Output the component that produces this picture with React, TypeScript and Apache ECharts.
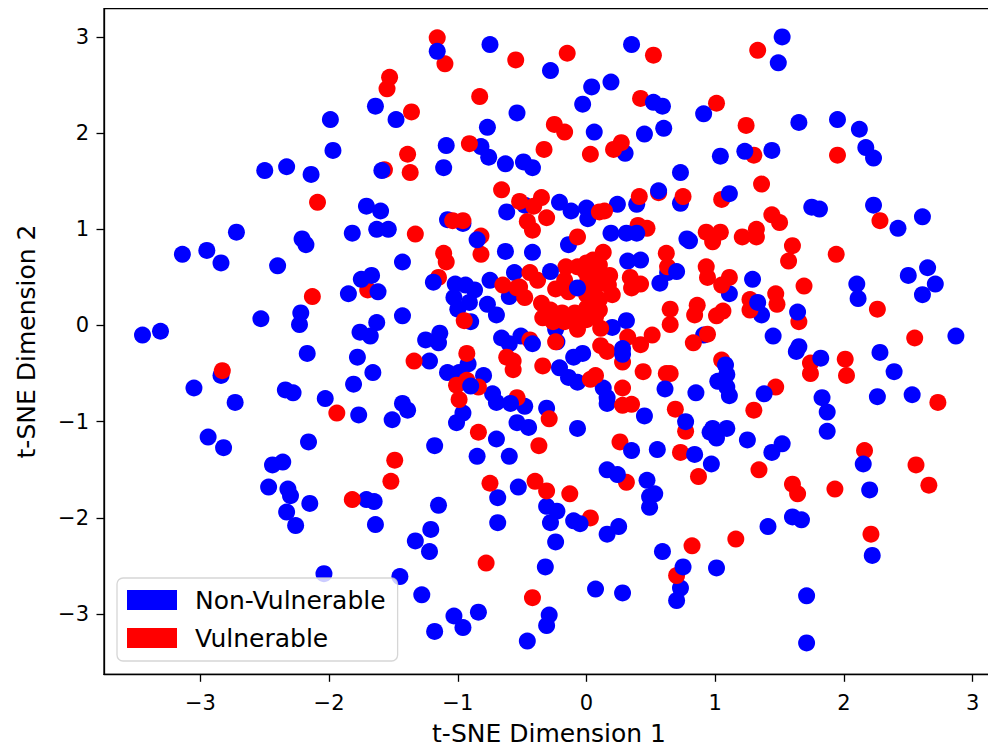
import React, { useEffect, useRef } from "react";
import * as echarts from "echarts";

const tickValues = [-3, -2, -1, 0, 1, 2, 3];
const legendNames = ["Non-Vulnerable", "Vulnerable"];
const xName = "t-SNE Dimension 1";
const yName = "t-SNE Dimension 2";

// Non-vulnerable points drawn beneath the vulnerable ones
const nonVulnerableBack: number[][] = [
[-1.48,2.14],[-1.64,2.28],[-1.99,2.14],[-1.97,1.82],[-2.50,1.61],[-2.33,1.65],[-2.14,1.57],[-1.71,1.24],[-1.60,1.19],[-1.63,1.00],
[-1.54,1.00],[-1.82,0.96],[-2.72,0.97],[-2.95,0.78],[-3.14,0.74],[-2.84,0.65],[-2.21,0.90],[-2.18,0.84],[-2.40,0.62],[-1.43,0.66],
[-1.85,0.33],[-2.22,0.13],[-2.23,0.01],[-2.53,0.07],[-1.63,0.03],[-1.43,0.10],[-1.76,-0.07],[-1.68,-0.11],[-3.31,-0.06],[-3.45,-0.10],
[-2.17,-0.29],[-1.78,-0.33],[-1.66,-0.49],[-1.81,-0.61],[-2.84,-0.52],[-3.05,-0.65],[-2.73,-0.80],[-2.34,-0.67],[-2.28,-0.70],[-2.03,-0.76],
[-1.77,-0.93],[-1.51,-0.98],[-1.43,-0.81],[-1.39,-0.88],[-2.94,-1.16],[-2.82,-1.27],[-2.16,-1.21],[-2.44,-1.45],[-2.36,-1.42],[-2.47,-1.68],
[-2.32,-1.70],[-2.30,-1.77],[-2.15,-1.85],[-2.33,-1.94],[-2.26,-2.08],[-1.71,-1.81],[-1.65,-1.83],[-1.64,-2.07],[-2.04,-2.58],[-1.45,-2.61],
[-0.75,2.92],[-0.28,2.65],[0.04,2.48],[-0.03,2.30],[-0.54,2.21],[-0.77,2.06],[0.06,2.01],[-1.09,1.87],[-0.82,1.86],[-0.76,1.75],
[-0.63,1.68],[-0.49,1.70],[-0.42,1.64],[-1.11,1.64],[-0.62,1.18],[-0.48,1.25],[0.00,1.22],[0.01,1.11],[-1.08,1.10],[-0.96,1.06],
[-0.14,0.84],[-0.63,0.77],[-0.42,0.76],[-0.75,0.47],[-0.56,0.55],[-0.60,0.30],[-1.02,0.43],[-0.94,0.42],[-0.87,0.37],[-1.03,0.29],
[-0.91,0.24],[-1.00,0.17],[-0.77,0.22],[-0.70,0.11],[-0.90,0.04],[-1.14,-0.08],[-1.25,-0.15],[-1.15,-0.18],[-0.66,-0.13],[-0.60,-0.19],
[-0.51,-0.11],[-0.92,-0.40],[-1.08,-0.49],[-0.99,-0.49],[-1.22,-0.37],[-0.80,-0.52],[-0.73,-0.71],[-0.70,-0.80],[-0.96,-0.91],[-1.01,-1.01],
[-0.54,-1.01],[-0.45,-1.06],[-0.48,-0.84],[-0.31,-0.86],[-0.70,-1.18],[-1.18,-1.25],[-0.85,-1.36],[-0.60,-1.36],[-0.07,-1.07],[0.16,-0.81],
[0.45,-0.94],[0.16,-1.50],[0.47,-1.61],[0.49,-1.78],[0.49,-1.89],[-0.53,-1.68],[-0.69,-1.79],[-1.15,-1.87],[-1.21,-2.12],[-1.33,-2.24],
[-1.22,-2.35],[-0.69,-2.05],[-0.31,-1.88],[-0.23,-1.93],[-0.28,-2.05],[-0.24,-2.25],[0.16,-2.17],[0.25,-2.09],[-0.32,-2.51],[-1.28,-2.80],
[0.07,-2.74],[0.28,-2.78],[-0.84,-2.98],[-1.03,-3.02],[-0.96,-3.14],[-1.18,-3.18],[-0.29,-3.01],[-0.31,-3.12],[-0.46,-3.28],[0.35,2.92],
[0.19,2.53],[0.45,1.99],[0.60,2.05],[0.30,1.79],[1.04,1.76],[1.44,1.82],[0.73,1.59],[0.73,1.27],[0.39,1.26],[0.24,1.26],
[0.78,0.90],[0.80,0.88],[1.52,3.00],[1.49,2.73],[1.65,2.11],[1.95,2.14],[2.12,2.04],[2.17,1.85],[2.23,1.74],[1.75,1.23],
[1.81,1.21],[2.23,1.25],[2.42,1.01],[2.61,1.13],[2.10,0.43],[2.11,0.28],[2.50,0.52],[2.65,0.60],[2.71,0.43],[2.61,0.32],
[2.87,-0.11],[2.28,-0.28],[2.39,-0.48],[2.26,-0.74],[2.53,-0.72],[1.83,-0.75],[1.87,-0.90],[1.87,-1.10],[2.20,-1.71],[2.22,-2.39],
[1.60,-1.99],[1.67,-2.02],[1.41,-2.09],[1.71,-2.81],[1.71,-3.30],[1.01,-2.52],[0.59,-2.35],[0.73,-2.73],[0.70,-2.86],[0.55,-1.29],
[0.53,-1.75],[0.98,-1.07],[1.09,-1.07],[1.01,-1.17],[0.96,-1.11],[1.25,-1.19],[1.44,-1.32],[1.52,-1.23],[1.09,-0.51],[1.02,-0.58],
[1.09,-0.64],[1.11,-0.73],[0.85,-0.70],[1.45,-0.11],[1.36,0.11],[1.29,0.48],[1.11,0.33],[0.91,-0.10],[0.32,0.67],[0.42,0.68],
[0.63,0.55],[0.20,-0.02],[0.31,0.05],[-0.24,-0.04],[-0.23,-0.17],[-0.10,-0.33],[-0.03,-0.29],[-0.21,-0.44],[-0.14,-0.54],[-0.07,-0.59],
[0.13,-0.65],[0.16,-0.75],
];

const vulnerablePoints: number[][] = [
[-1.53,2.58],[-1.55,2.46],[-1.57,1.62],[-2.09,1.28],[-1.70,0.37],[-2.13,0.30],[-1.39,1.78],[-1.37,1.59],[-1.36,2.22],[-1.33,0.95],
[-2.83,-0.47],[-1.94,-0.91],[-1.49,-1.40],[-1.52,-1.62],[-1.82,-1.81],[-1.16,2.99],[-1.10,2.72],[-0.55,2.76],[-0.15,2.83],[-0.83,2.38],
[-0.25,2.09],[-0.17,2.01],[-0.91,1.89],[-0.33,1.83],[0.03,1.78],[-0.66,1.41],[-0.52,1.29],[-0.35,1.33],[-0.41,1.24],[-0.46,1.08],
[-0.31,1.12],[-0.42,0.99],[0.10,1.18],[-1.04,1.09],[-0.96,1.09],[-0.82,0.93],[-0.07,0.92],[-1.11,0.75],[-1.09,0.66],[-0.82,0.74],
[-1.15,0.50],[-0.65,0.42],[-0.54,0.39],[-0.95,0.05],[-0.93,-0.29],[-1.34,-0.37],[-0.62,-0.33],[-0.57,-0.37],[-0.57,-0.46],[-1.01,-0.62],
[-0.93,-0.57],[-0.84,-0.64],[-0.99,-0.77],[-0.54,-0.75],[-0.84,-1.11],[-0.29,-0.97],[-0.37,-1.25],[0.28,-0.83],[0.35,-0.82],[0.26,-1.21],
[0.31,-1.63],[-0.75,-1.64],[-0.40,-1.62],[-0.31,-1.72],[-0.13,-1.75],[0.03,-2.00],[-0.78,-2.47],[-0.42,-2.83],[0.52,2.81],[1.33,2.86],
[0.42,2.36],[1.01,2.31],[1.24,2.08],[0.27,1.90],[0.21,1.83],[1.30,1.77],[1.36,1.47],[0.56,1.38],[1.05,1.31],[0.75,1.34],
[0.41,1.34],[0.14,1.19],[1.44,1.15],[1.50,1.07],[0.40,1.04],[0.47,1.01],[0.93,0.97],[1.04,0.97],[0.98,0.87],[1.21,0.92],
[1.32,1.00],[1.32,0.92],[0.62,0.75],[1.60,0.83],[1.57,0.67],[1.94,0.74],[1.69,0.41],[2.26,0.17],[2.28,1.09],[1.95,1.77],
[1.65,0.04],[2.55,-0.13],[0.93,0.61],[0.94,0.50],[1.11,0.50],[1.05,0.42],[1.27,0.27],[1.27,0.16],[1.47,0.33],[1.48,0.22],
[0.86,0.21],[0.84,0.11],[1.06,0.15],[1.01,0.10],[0.65,0.17],[0.65,0.01],[0.94,-0.09],[0.83,-0.18],[1.05,-0.36],[1.47,-0.64],
[1.30,-0.88],[1.74,-0.39],[1.74,-0.50],[2.01,-0.35],[2.02,-0.52],[2.73,-0.80],[2.16,-1.30],[2.56,-1.45],[2.66,-1.66],[1.93,-1.70],
[1.60,-1.65],[1.64,-1.75],[2.21,-2.17],[1.34,-1.50],[0.87,-1.57],[0.77,-1.10],[0.73,-1.32],[0.65,-0.50],[0.69,-0.87],[1.16,-2.22],
[0.82,-2.29],[0.70,-2.60],[0.13,0.76],[0.05,0.68],[-0.16,0.61],[-0.07,0.61],[0.00,0.65],[-0.01,0.56],[0.09,0.52],[0.17,0.42],
[0.20,0.32],[0.07,0.40],[0.05,0.29],[0.00,0.32],[-0.24,0.38],[-0.14,0.35],[-0.44,0.55],[-0.38,0.47],[-0.52,0.40],[-0.48,0.29],
[-0.35,0.23],[-0.34,0.08],[-0.28,0.16],[-0.19,0.13],[-0.09,0.13],[0.00,0.18],[0.07,0.09],[0.11,-0.03],[-0.07,-0.04],[-0.24,-0.17],
[-0.44,-0.15],[-0.34,-0.42],[0.07,-0.52],[0.03,-0.56],[0.11,-0.21],[0.16,-0.27],[0.32,-0.12],[0.42,-0.20],[0.28,-0.38],[0.51,-0.10],
[0.44,-0.48],[0.62,-0.50],[0.28,-0.65],[0.34,0.50],[0.35,0.39],[0.42,0.43],[0.63,0.61],
[0.10,0.63],[-0.17,0.47],[0.01,0.47],[0.10,0.27],[0.10,0.16],[0.00,0.06],[-0.17,0.04],[-0.26,0.04],[-0.09,0.06],[0.18,0.52],
];

// Non-vulnerable points that lie on top of vulnerable ones
const nonVulnerableFront: number[][] = [
[-1.59,1.61],[-1.16,2.85],[-0.85,0.89],[-1.19,0.45],[-0.90,-0.63],[-0.07,0.39],[-0.42,-0.19],[0.28,-0.24],[0.28,-0.30],[1.23,1.81],
[0.56,1.40],[1.11,1.37],[0.19,0.96],[0.31,0.96],[0.39,0.96],[0.70,0.56],[1.33,0.24],[1.64,0.14],[1.08,-0.41],[1.38,-0.71],
[0.77,-1.00],[0.75,-2.51],[2.15,-1.44],[-0.10,-2.03],[-0.05,-2.06],[0.24,-1.55],[0.35,-1.30],[-1.67,0.52],[-1.75,0.48],[-1.62,0.35],
[-0.59,-0.81],[0.61,-0.66],[0.52,2.32],[0.59,2.28],[0.91,2.20],[-0.28,0.56],[-0.21,1.28],[-0.12,1.19],[0.84,-1.34],[0.97,-1.44],
[1.82,-0.34],[1.65,-0.22],[1.63,-0.27],[0.57,0.44],
];

function App() {
  const ref = useRef<HTMLDivElement>(null);
  useEffect(() => {
    const chart = echarts.init(ref.current!, undefined, { renderer: "svg" });
    const font = "DejaVu Sans";
    const axisBase = {
      type: "value" as const,
      nameLocation: "middle" as const,
      nameTextStyle: { fontFamily: font, fontSize: 25, lineHeight: 22, color: "#000" },
      splitLine: { show: false },
      axisLine: { show: true, onZero: false, lineStyle: { color: "#000", width: 1.3 } },
      axisTick: { show: true, length: 7.5, customValues: tickValues, lineStyle: { color: "#000", width: 1.3 } },
    };
    const axisLabel = (margin: number) => ({
      show: true,
      margin,
      customValues: tickValues,
      fontFamily: font,
      fontSize: 21,
      color: "#000",
      formatter: (v: number) => String(v).replace("-", "\u2212"),
    });
    const scatter = (name: string, data: number[][], color: string) => ({
      type: "scatter" as const,
      name,
      data,
      symbol: "circle",
      symbolSize: 17,
      itemStyle: { color, opacity: 1 },
      emphasis: { disabled: true },
    });
    chart.setOption({
      animation: false,
      backgroundColor: "#fff",
      grid: {
        show: true,
        left: 104,
        top: 8.7,
        width: 890,
        height: 665.6,
        outerBoundsMode: "none",
        borderColor: "#000",
        borderWidth: 1.3,
        backgroundColor: "transparent",
      },
      xAxis: { ...axisBase, min: -3.749, max: 3.166, name: xName, nameGap: 48, axisLabel: axisLabel(18) },
      yAxis: { ...axisBase, min: -3.626, max: 3.293, name: yName, nameGap: 67, axisLabel: axisLabel(15) },
      legend: {
        left: 117,
        top: 578,
        orient: "vertical",
        align: "left",
        data: legendNames,
        icon: "rect",
        itemWidth: 50,
        itemHeight: 20,
        itemGap: 13,
        padding: [9.5, 12, 10.5, 10],
        selectedMode: false,
        backgroundColor: "rgba(255,255,255,0.8)",
        borderColor: "rgba(204,204,204,0.8)",
        borderWidth: 1.3,
        borderRadius: 6,
        textStyle: { fontFamily: font, fontSize: 25, lineHeight: 20, color: "#000", padding: [0, 0, 0, 13] },
      },
      series: [
        scatter(legendNames[0], nonVulnerableBack, "#0000ff"),
        scatter(legendNames[1], vulnerablePoints, "#ff0000"),
        scatter(legendNames[0], nonVulnerableFront, "#0000ff"),
      ],
    });
    return () => chart.dispose();
  }, []);
  return (
    <div
      ref={ref}
      style={{ position: "fixed", left: 0, top: 0, width: 988, height: 749, background: "#fff", overflow: "hidden" }}
    />
  );
}

export default App;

Set exercise:
Show the lines from the data above that contain the string "React".

Expected answer:
Output the component that produces this picture with React, TypeScript and Apache ECharts.
import React, { useEffect, useRef } from "react";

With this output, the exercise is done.